The Magnetic Fields is an indie pop band that formed in Boston in 1989. Since 1991, they’ve released ten studio albums including the mammoth 1999 three-volume set 69 Love Songs. They used to call New York City home, and I think they still do, officially. However, front man Stephin Merritt has been living in Los Angeles since at least 2008. The rest of the band, as far as I know, still live in New York. This makes rehearsing and collaborating pretty difficult. Let’s be real, though. Even though there are other performers on the records and in concert, and even though Claudia Gonson has been on board since day one, Magnetic Fields is not a collaborative effort. Stephin Merritt is the supreme executive power of The Magnetic Fields.
They’ve recorded three albums since Merritt fled the east coast including a new one this year (Love At The Bottom of The Sea).
Tonight’s song comes from the album Distortion, which was inspired by the seminal album Psychocandy by The Jesus And Mary Chain. Distortion is very unusual because most of the other albums are sort of folky, or even country-themed (see: Charm of The Highway Strip (1994)) This one has a lot of electric guitar and a lot of effects. Not really what people think of when they think “Magnetic Fields”. It was the first album the band recorded since their geographic split, and it was the second in a “no synths” trilogy. The first in that trilogy was the bizarre 2004 album I. That album has 14 songs, and the title of each song starts with the letter I. Also, the songs are in alphabetical order.
Distortion was the second in that trilogy, and to make things even trickier, it was meant to be the first of a contrasting pair of albums. The final album in the trilogy and the opposite pairing for Distortion was the 2010 album Realism. That album is (almost) entirely acoustic, and is absolutely meant as a response to Distortion. Both in title and in substance. Even the album artwork suggests that they’re an opposite pair.
This year, they returned to using synths, but they have another trick up their sleeve. The new one has 14 songs, and they’re all shorter than 2:40. That’s just a bit of trivia, though.
Tonight’s song isn’t my favorite Magnetic Fields song. I can’t possibly pick which is my favorite. The whole of Charm of The Highway Strip and the better part of Volumes 1 and 2 of 69 Love Songs. Pick any song from that lot, and I’ll say that it’s among my favorite. I’m picking tonight’s song simply because it’s not from that lot and because I really like that album (but not as much as Charm…).

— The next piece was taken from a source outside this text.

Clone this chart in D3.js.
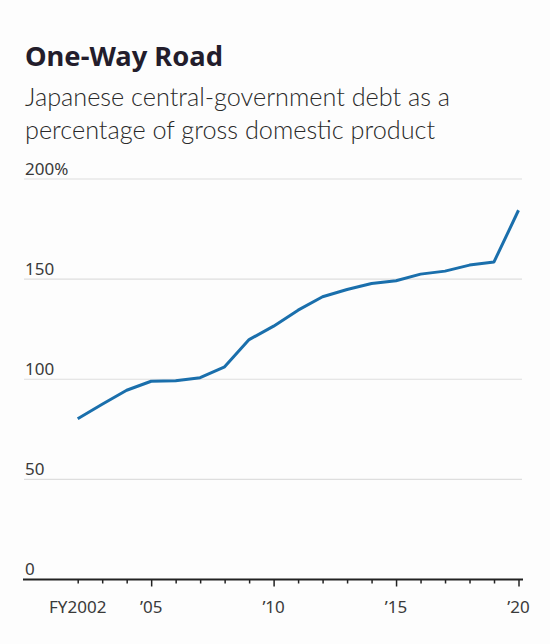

Anyway, without further ado, here’s tonight’s song:
“Please Stop Dancing” by The Magnetic Fields
I love the squawky feedback that persists throughout the entire album, really. It’s a simple song. Heartache and heartbreak. It’s full of all that “love can break your heart” and “I’m never going to get over it” imagery that runs through just about half of 69 Love Songs. And now that I’ve brought that up, I’ve always had “I Don’t Want To Get Over You” high on my list of favorite Magnetic Fields songs. It’s as simple as that, though. The ex-lover(or the memory of the ex-lover) never goes away completely, and it’s frustrating as all hell.
I like that it starts with Claudia’s voice. For narrative sake, the song doesn’t need two voices, but I like that she kicks it off. There’s nothing special about the vocal harmonies, and the rest of it is just Stephin Merritt doing his Stephin Merritt thing.
Apart from the feedback and the JAMC-esque drums, I really like the bass line. It’s crazily catchy. And it stands out more than a bass line normally stands out in a Magnetic Fields song.